▸ **Short exercise**: Reproduce the listing word for word. Skip any image.

▸ **Supplied information**:
· · ·

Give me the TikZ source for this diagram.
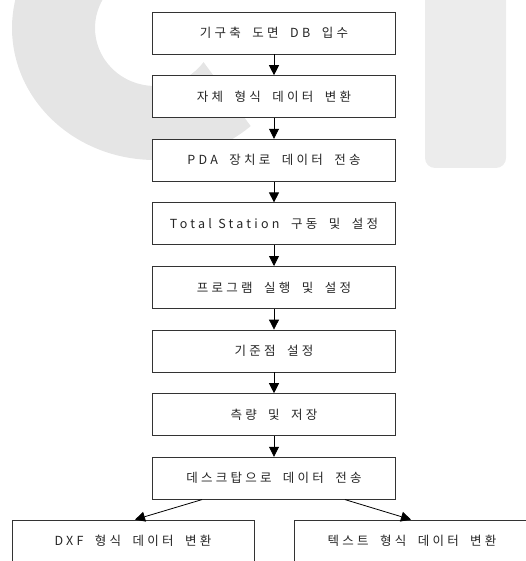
\documentclass[tikz,border=0pt]{standalone}
\usepackage{fontspec}
\newfontfamily\kr[LetterSpace=26,WordSpace=1.9]{Noto Sans CJK KR}
\usetikzlibrary{arrows.meta}
\begin{document}
\begin{tikzpicture}[x=1pt,y=-1pt,
  box/.style={draw=black!80, line width=0.8pt, fill=white, minimum width=243pt, minimum height=42pt, inner sep=0pt, font=\kr\fontsize{12.5}{15}\selectfont, text=black!85},
  arr/.style={draw=black, line width=0.8pt, -{Triangle[width=10pt,length=10pt]}},
  wm/.style={fill=gray!20}]
\useasboundingbox (0,0) rectangle (526,561);
\clip (0,0) rectangle (526,561);
% watermark
\fill[gray!15, rounded corners=10pt] (425,-20) rectangle (506,168);
\begin{scope}[shift={(155,28)}]
\fill[wm] (48:143 and 132) arc[start angle=48, end angle=215, x radius=143, y radius=132]
  -- (215:60 and 58) arc[start angle=215, end angle=36, x radius=60, y radius=58] -- cycle;
\end{scope}
% boxes
\node[box] (b1) at (274,33) {기구축 도면 DB 입수};
\node[box] (b2) at (274,96.6) {자체 형식 데이터 변환};
\node[box] (b3) at (274,160.2) {PDA 장치로 데이터 전송};
\node[box] (b4) at (274,223.8) {Total{\kern-5pt} Station 구동 및 설정};
\node[box] (b5) at (274,287.4) {프로그램 실행 및 설정};
\node[box] (b6) at (274,351) {기준점 설정};
\node[box] (b7) at (274,414.6) {측량 및 저장};
\node[box] (b8) at (274,478.2) {데스크탑으로 데이터 전송};
\node[box, minimum width=242pt] (bl) at (133,541) {DXF 형식 데이터 변환};
\node[box, minimum width=236pt] (br) at (412,541) {텍스트 형식 데이터 변환};
% connectors
\draw[arr] (b1) -- (b2);
\draw[arr] (b2) -- (b3);
\draw[arr] (b3) -- (b4);
\draw[arr] (b4) -- (b5);
\draw[arr] (b5) -- (b6);
\draw[arr] (b6) -- (b7);
\draw[arr] (b7) -- (b8);
\draw[arr] ([xshift=-72pt]b8.south) -- ([xshift=2pt]bl.north);
\draw[arr] ([xshift=71pt]b8.south) -- ([xshift=-1pt]br.north);
\end{tikzpicture}
\end{document}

· · ·

▸ **Solution to this exercise**:
Give me the TikZ source for this diagram.
\documentclass[tikz,border=0pt]{standalone}
\usepackage{fontspec}
\newfontfamily\kr[LetterSpace=26,WordSpace=1.9]{Noto Sans CJK KR}
\usetikzlibrary{arrows.meta}
\begin{document}
\begin{tikzpicture}[x=1pt,y=-1pt,
  box/.style={draw=black!80, line width=0.8pt, fill=white, minimum width=243pt, minimum height=42pt, inner sep=0pt, font=\kr\fontsize{12.5}{15}\selectfont, text=black!85},
  arr/.style={draw=black, line width=0.8pt, -{Triangle[width=10pt,length=10pt]}},
  wm/.style={fill=gray!20}]
\useasboundingbox (0,0) rectangle (526,561);
\clip (0,0) rectangle (526,561);
% watermark
\fill[gray!15, rounded corners=10pt] (425,-20) rectangle (506,168);
\begin{scope}[shift={(155,28)}]
\fill[wm] (48:143 and 132) arc[start angle=48, end angle=215, x radius=143, y radius=132]
  -- (215:60 and 58) arc[start angle=215, end angle=36, x radius=60, y radius=58] -- cycle;
\end{scope}
% boxes
\node[box] (b1) at (274,33) {기구축 도면 DB 입수};
\node[box] (b2) at (274,96.6) {자체 형식 데이터 변환};
\node[box] (b3) at (274,160.2) {PDA 장치로 데이터 전송};
\node[box] (b4) at (274,223.8) {Total{\kern-5pt} Station 구동 및 설정};
\node[box] (b5) at (274,287.4) {프로그램 실행 및 설정};
\node[box] (b6) at (274,351) {기준점 설정};
\node[box] (b7) at (274,414.6) {측량 및 저장};
\node[box] (b8) at (274,478.2) {데스크탑으로 데이터 전송};
\node[box, minimum width=242pt] (bl) at (133,541) {DXF 형식 데이터 변환};
\node[box, minimum width=236pt] (br) at (412,541) {텍스트 형식 데이터 변환};
% connectors
\draw[arr] (b1) -- (b2);
\draw[arr] (b2) -- (b3);
\draw[arr] (b3) -- (b4);
\draw[arr] (b4) -- (b5);
\draw[arr] (b5) -- (b6);
\draw[arr] (b6) -- (b7);
\draw[arr] (b7) -- (b8);
\draw[arr] ([xshift=-72pt]b8.south) -- ([xshift=2pt]bl.north);
\draw[arr] ([xshift=71pt]b8.south) -- ([xshift=-1pt]br.north);
\end{tikzpicture}
\end{document}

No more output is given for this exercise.